Based on preliminary estimates from data analysis and reports from affected users, the total amount stolen appears to be approximately 11 BTC. So far only Altcoin trades have been reported. This remains a preliminary estimate.
In short, the exploit was caused by a missing validation that should have rejected negative input values provided by the taker. The maker and taker must use the same miner fee. That fee value is provided by the taker.
The attacker supplied a negative miner fee. When the maker calculated the multisig output — including the payout transaction fee — the negative value reduced the multisig amount to 0.001 BTC, while the remaining funds were redirected to the taker’s change output.

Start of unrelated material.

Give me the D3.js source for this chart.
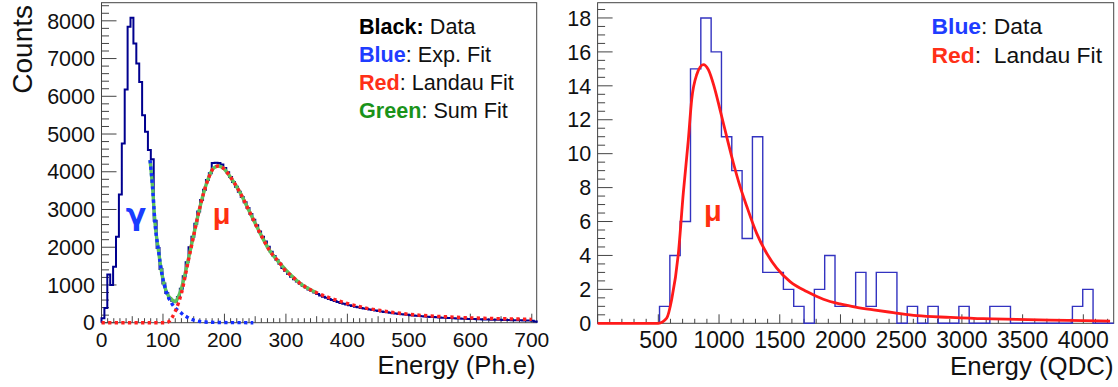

Some Bisq developers are highly proficient with AI tools. However, we had not systematically used them as part of an actual security audit process. One developer attempted to get Bisq into an external security audit program, but the application was rejected.
In hindsight, this was a serious failure on our side. The mistake was not only the missing validation check. It was also failing to react early enough to the changing security landscape and the increasing practical relevance of AI-assisted vulnerability discovery.
We must assume that there will be further attempts. Over the coming weeks we will invest significant effort into hardening the codebase and using AI tools to search for failure modes. We will particularly focus on vulnerabilities that could directly affect the wallet.
Until additional review and hardening are completed, we recommend that Bisq users do not keep more BTC in their Bisq wallet than is necessary for active trading.